Saturday 24 February 2018

Kaino: 'I didn't play with the respect the All Blacks jersey deserves'

Flanker admits that there has been an added edge in New Zealand camp this week after defeat to Ireland

Kaino: Seeking revenge. Photo: Sportsfile
Kaino: Seeking revenge. Photo: Sportsfile
Cian Tracey

Cian Tracey

Like several of his New Zealand team-mates, Jerome Kaino looked completely lost in Chicago but as he gets set to return to the familiar surrounds of the back-row, he is eager to use the 'uncomfortable' vibe that is in the camp to their benefit.

With Brodie Retallick and Sam Whitelock missing the defeat two weeks ago, Steve Hansen opted to shift his first-choice blindside to the engine room but it was a move that very much backfired.

Ireland inevitably targeted the All Blacks in the lineout as well as the maul but if, as expected, their first-choice lock pairing returns on Saturday, an altogether different challenge awaits Joe Schmidt's side.

"If selected I'm really looking forward to playing in a familiar position, but it's up to the coaches," Kaino says modestly as if Hansen would actually leave him out.

"I didn't really mind sliding into the second-row, it's just a matter of executing my role there. I was probably just focusing on the basics instead of focusing on other things I needed to do. 

"I tried to be Brodie Retallick and do what he does! He dominates in those areas by just doing the basics well, first things first. Maybe I overlooked that and tried to think too much."

The biggest headache facing Schmidt this week will have been the back-row dilemma but there has been no such debate in the All Blacks camp.

They have been training as if Sean O'Brien will start at openside and if he does, Kaino is relishing coming up against the Tullow Tank in what promises to be a colossal match-up.

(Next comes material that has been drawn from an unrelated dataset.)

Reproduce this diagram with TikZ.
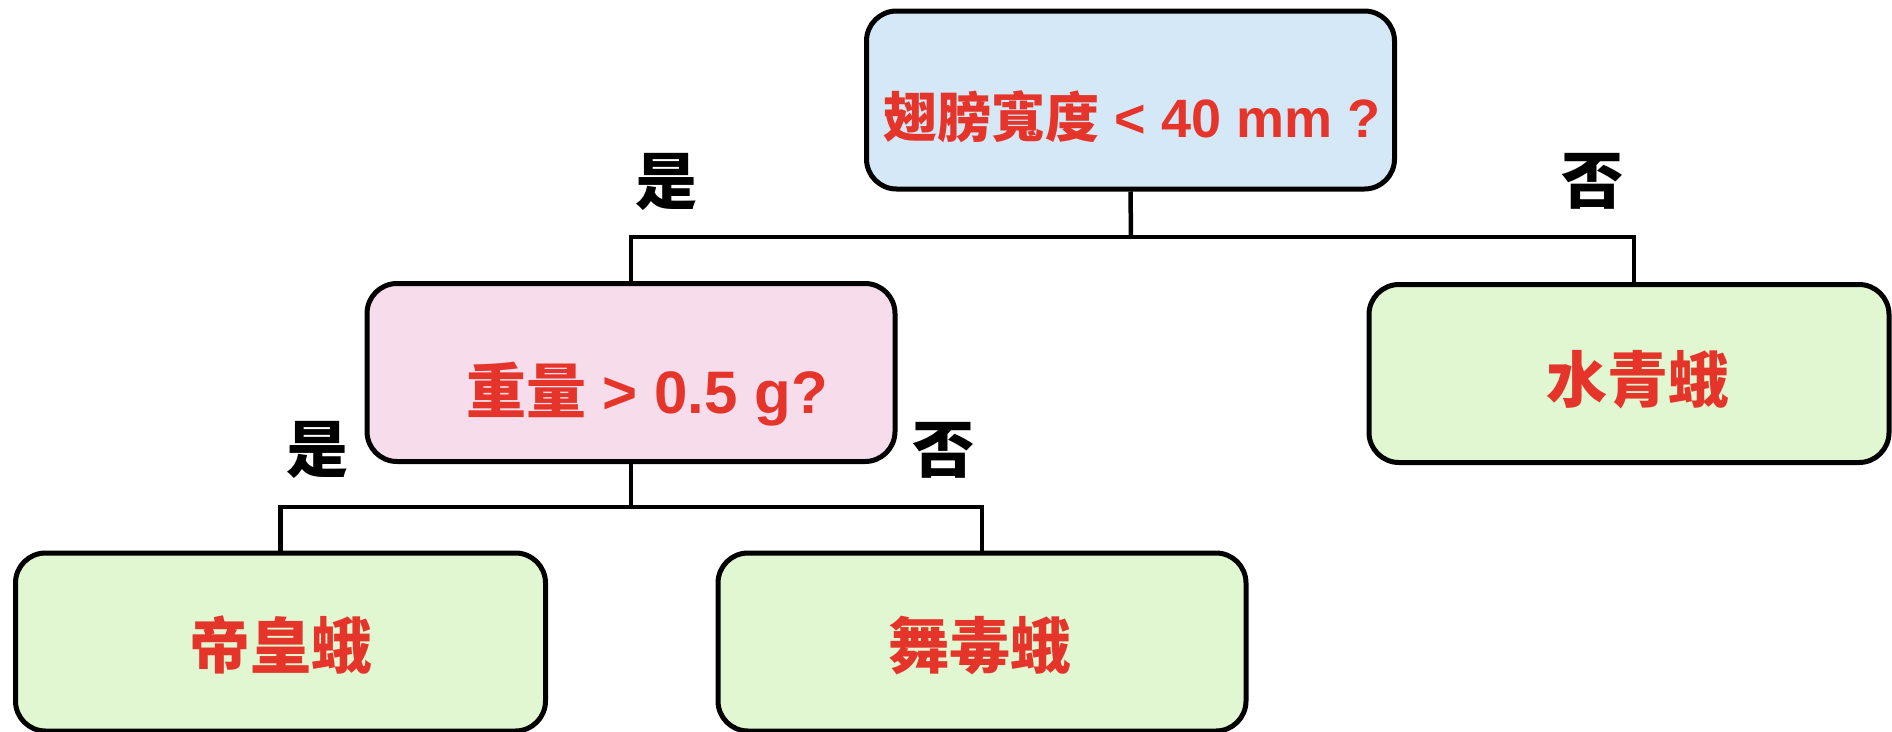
\documentclass[tikz,border=0pt]{standalone}
\usepackage{fontspec}
\setmainfont{Liberation Sans}
\newfontfamily\cjk{Noto Sans CJK TC}
\definecolor{qblue}{HTML}{D5E8F8}
\definecolor{qpink}{HTML}{F7DDEC}
\definecolor{qgreen}{HTML}{E1F7D2}
\definecolor{qred}{HTML}{E5352B}
\tikzset{
  box/.style={draw=black, line width=5pt, rounded corners=30pt, rectangle,
    minimum width=528pt, minimum height=178pt, inner sep=0pt},
  txt/.style={anchor=base, text=qred, inner sep=0pt, font=\bfseries},
  lbl/.style={anchor=base, text=black, inner sep=0pt, font=\cjk\bfseries\fontsize{62}{62}\selectfont},
  conn/.style={line width=4.5pt, draw=black}
}
\begin{document}
\begin{tikzpicture}[x=1pt,y=-1pt]
\useasboundingbox (0,0) rectangle (1892,731);
% boxes
\node[box, fill=qblue] (top) at (1130.5,100) {};
\node[box, fill=qpink] (pink) at (631,372.5) {};
\node[box, fill=qgreen, minimum width=520pt] (right) at (1629,373.5) {};
\node[box, fill=qgreen, minimum width=530pt] (bl) at (280.5,642) {};
\node[box, fill=qgreen] (bm) at (982,642) {};
% texts
\node[txt, font=\bfseries\fontsize{54}{54}\selectfont] (ttop) at (1132,137) {{\cjk 翅膀寬度} < 40 mm ?};
\node[txt, font=\bfseries\fontsize{60}{60}\selectfont] (tpink) at (647,413) {{\cjk 重量} > 0.5 g?};
\node[txt, font=\cjk\bfseries\fontsize{61}{61}\selectfont] (tright) at (1638,402) {水青蛾};
\node[txt, font=\cjk\bfseries\fontsize{61}{61}\selectfont] (tbl) at (281,668) {帝皇蛾};
\node[txt, font=\cjk\bfseries\fontsize{61}{61}\selectfont] (tbm) at (980,668) {舞毒蛾};
% labels
\node[lbl] (yes1) at (666,204) {是};
\node[lbl] (no1) at (1592,203) {否};
\node[lbl] (yes2) at (317,472) {是};
\node[lbl] (no2) at (943,472) {否};
% connectors
\coordinate (j1) at (1131,237);
\coordinate (j2) at (631,507);
\coordinate (rdrop) at (1634,284);
\draw[conn] (top.south) -- (j1);
\draw[conn] (pink.north) |- (j1) -| (rdrop);
\draw[conn] (pink.south) -- (j2);
\draw[conn] (bl.north) |- (j2) -| (bm.north);
\end{tikzpicture}
\end{document}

"They were menacing, very strong with ball in hand and direct," Kaino says of the Ireland pack's performance in Soldier Field.

"Sean O'Brien will also be in the mix and he's very strong with ball in hand. We like to go out and prepare against the best and we consider him one of the best. It would be great if he is running out there and he will be chomping at the bit to come up against us."

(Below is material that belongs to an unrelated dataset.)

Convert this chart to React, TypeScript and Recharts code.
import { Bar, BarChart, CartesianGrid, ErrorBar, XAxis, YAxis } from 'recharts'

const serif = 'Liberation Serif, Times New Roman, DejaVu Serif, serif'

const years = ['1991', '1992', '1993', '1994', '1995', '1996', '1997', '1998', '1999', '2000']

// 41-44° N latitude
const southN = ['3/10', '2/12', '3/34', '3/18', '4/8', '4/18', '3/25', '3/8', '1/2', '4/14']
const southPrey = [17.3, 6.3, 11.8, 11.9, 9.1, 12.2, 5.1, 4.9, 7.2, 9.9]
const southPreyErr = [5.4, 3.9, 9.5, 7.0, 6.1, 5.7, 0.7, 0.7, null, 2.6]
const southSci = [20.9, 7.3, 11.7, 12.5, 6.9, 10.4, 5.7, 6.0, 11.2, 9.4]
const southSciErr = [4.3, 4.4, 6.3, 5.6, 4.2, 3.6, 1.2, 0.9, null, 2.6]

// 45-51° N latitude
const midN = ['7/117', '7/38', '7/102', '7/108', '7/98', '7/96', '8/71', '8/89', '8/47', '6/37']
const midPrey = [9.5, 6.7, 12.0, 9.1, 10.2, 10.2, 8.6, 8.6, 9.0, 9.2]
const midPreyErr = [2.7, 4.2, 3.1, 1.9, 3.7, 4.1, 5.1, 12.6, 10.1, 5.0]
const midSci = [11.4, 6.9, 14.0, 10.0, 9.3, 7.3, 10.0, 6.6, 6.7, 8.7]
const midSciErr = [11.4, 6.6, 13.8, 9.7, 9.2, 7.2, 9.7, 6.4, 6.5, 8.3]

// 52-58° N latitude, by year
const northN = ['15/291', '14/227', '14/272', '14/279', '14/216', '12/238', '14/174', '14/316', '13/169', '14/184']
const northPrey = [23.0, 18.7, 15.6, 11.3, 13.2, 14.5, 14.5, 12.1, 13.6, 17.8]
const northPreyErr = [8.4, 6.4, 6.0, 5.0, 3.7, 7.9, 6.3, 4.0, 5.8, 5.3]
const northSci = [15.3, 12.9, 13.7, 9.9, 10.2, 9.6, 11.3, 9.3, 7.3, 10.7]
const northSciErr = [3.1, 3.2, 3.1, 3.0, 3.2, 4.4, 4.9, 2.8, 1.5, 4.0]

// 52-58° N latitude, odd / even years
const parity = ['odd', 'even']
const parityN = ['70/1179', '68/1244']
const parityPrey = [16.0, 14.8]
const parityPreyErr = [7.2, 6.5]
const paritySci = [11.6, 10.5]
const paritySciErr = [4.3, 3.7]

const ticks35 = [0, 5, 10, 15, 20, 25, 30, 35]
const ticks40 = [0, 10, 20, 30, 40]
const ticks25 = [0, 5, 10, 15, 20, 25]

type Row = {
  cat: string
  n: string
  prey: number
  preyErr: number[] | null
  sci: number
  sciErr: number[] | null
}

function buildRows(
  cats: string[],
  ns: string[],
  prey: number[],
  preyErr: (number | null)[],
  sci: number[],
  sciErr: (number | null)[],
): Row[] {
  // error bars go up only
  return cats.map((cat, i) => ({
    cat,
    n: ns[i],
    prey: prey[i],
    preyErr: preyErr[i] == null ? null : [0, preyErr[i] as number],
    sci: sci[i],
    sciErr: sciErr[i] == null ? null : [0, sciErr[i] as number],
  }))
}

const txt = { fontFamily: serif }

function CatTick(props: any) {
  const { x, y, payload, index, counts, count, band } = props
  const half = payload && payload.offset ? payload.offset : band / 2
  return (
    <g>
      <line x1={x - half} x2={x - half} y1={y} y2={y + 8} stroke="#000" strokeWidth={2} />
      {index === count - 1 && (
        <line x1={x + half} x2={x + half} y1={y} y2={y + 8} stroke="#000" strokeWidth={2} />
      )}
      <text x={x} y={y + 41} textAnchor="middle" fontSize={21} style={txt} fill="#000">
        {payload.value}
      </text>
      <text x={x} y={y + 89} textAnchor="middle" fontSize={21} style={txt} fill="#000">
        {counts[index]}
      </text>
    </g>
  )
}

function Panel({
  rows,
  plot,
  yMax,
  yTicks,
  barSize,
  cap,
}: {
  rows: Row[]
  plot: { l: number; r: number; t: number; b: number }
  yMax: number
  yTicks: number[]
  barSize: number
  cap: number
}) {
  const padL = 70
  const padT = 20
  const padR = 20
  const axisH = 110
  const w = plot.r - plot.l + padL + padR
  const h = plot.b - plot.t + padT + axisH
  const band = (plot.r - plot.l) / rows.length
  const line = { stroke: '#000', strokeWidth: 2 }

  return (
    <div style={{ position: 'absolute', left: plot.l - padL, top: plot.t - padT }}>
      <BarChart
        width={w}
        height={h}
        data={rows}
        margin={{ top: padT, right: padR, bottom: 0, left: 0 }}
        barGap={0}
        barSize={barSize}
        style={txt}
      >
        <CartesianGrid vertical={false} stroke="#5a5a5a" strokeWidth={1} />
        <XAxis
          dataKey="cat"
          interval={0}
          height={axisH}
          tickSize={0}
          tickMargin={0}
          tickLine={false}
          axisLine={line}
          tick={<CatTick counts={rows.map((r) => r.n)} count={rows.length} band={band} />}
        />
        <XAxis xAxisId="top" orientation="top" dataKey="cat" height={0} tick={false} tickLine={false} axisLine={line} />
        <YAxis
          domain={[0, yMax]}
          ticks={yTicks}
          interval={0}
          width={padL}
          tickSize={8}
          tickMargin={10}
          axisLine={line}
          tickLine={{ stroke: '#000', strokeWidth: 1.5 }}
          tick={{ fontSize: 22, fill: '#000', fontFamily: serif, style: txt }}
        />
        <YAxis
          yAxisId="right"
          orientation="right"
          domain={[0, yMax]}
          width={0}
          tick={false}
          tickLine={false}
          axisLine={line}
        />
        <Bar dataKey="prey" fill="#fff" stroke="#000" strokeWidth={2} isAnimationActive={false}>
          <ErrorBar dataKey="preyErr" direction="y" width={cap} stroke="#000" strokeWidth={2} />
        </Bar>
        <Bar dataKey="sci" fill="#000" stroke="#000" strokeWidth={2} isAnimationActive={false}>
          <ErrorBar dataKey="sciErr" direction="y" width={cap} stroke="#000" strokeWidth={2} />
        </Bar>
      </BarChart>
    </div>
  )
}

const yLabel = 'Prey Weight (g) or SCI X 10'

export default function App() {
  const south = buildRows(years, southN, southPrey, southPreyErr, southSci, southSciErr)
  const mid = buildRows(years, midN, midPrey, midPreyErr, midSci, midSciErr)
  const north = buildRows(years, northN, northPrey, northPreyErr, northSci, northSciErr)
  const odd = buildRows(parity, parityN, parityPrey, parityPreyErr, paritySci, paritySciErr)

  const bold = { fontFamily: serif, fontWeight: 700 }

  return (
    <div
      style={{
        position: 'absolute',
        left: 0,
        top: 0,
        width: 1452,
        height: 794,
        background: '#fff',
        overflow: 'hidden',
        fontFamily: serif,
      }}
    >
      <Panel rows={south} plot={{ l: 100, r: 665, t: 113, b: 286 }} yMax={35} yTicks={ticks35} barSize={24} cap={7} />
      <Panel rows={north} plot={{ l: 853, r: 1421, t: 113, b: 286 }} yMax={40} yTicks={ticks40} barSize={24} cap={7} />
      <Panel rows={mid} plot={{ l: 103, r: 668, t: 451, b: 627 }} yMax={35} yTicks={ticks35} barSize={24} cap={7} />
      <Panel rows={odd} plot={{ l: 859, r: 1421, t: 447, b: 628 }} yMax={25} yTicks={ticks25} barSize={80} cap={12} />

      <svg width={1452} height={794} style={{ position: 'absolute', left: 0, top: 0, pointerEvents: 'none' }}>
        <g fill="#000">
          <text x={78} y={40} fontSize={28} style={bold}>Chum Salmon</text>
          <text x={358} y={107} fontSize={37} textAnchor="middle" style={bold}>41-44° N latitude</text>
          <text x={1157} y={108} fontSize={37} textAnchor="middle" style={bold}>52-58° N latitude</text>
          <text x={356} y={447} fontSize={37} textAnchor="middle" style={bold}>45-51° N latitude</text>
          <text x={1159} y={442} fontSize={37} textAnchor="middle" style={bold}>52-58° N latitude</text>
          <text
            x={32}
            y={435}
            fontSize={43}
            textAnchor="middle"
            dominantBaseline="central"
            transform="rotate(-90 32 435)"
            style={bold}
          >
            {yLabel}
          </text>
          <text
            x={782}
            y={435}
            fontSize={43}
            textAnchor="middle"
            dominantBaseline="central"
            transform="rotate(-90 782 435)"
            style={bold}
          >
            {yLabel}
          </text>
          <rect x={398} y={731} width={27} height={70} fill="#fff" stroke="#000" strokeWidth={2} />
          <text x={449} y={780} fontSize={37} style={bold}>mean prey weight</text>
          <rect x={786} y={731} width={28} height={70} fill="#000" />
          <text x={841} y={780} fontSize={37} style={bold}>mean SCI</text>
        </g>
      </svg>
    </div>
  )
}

Ian Foster admitted that there was a "nervousness" around the All Blacks camp this week but the assistant coach, and likely next main man at the helm, insisted that it was a good thing.

Prior to the defeat in Chicago, Luke Romano returned home following a family bereavement which meant that Kaino was needed in the second-row but the 33-year-old felt that he let the famous jersey down.

"We had a reason to play well. Ireland were emotionally strong because of the death of (Anthony) Foley and they respected that but we also had a bereavement in our All Black family," Kaino maintains.

"What let me down was that I was wearing the jersey that guy (Romano) was meant to wear and I didn't play up to that standard and with the respect it deserved."

This group of New Zealand players are not used to losing which means that, by and large, they are forced to learn while they are winning.

Most coaches will tell you that you learn more from your defeats but as Hansen puts it: "You get all your options off the opposition."

And Kaino concurs: "I hate to say it, but we don't want to lose to be able to learn from it and bounce back and get an edge.

"We always try and create that edge week in, week out, but that loss in Chicago has just added a little bit of spice to the edge that we've got this week.

"We always try to create a sort of uncomfortable feeling within the group so we prepare as good as we can. We never want to think that we need to lose to bounce back and get a good performance."

Kaino has worked under Schmidt during his time as assistant coach to the current IRFU performance director David Nucifora at the Blues.

Even back then, Kaino could see the potential that Schmidt had and is wary of him conjuring up another successful game-plan on Saturday.

"He is very similar to the coaches we have here, they focus a lot on the detail," Kaino explains.

"If you see the way Ireland play, they are very structured and I can see a lot of Joe Schmidt in their game-plans.

"I have not been coached by Joe in a long time but he has kind of proven what he can do as a coach, how smart he is technically, and how he does his homework.

"So I think credit where credit is due, he did his homework leading into Chicago. We have to control what we need to do and not worry about them.

"They've always had the fancy moves and the flair that they have in Brian O'Driscoll and you look at Keith Wood back in Keith Wood's days - he was a hooker running in the backline as well."

Ireland are fully aware that they didn't see the best of the All Blacks two weeks ago.

They also didn't see the best of Kaino. Back in familiar territory, he and his team-mates are out to prove a point.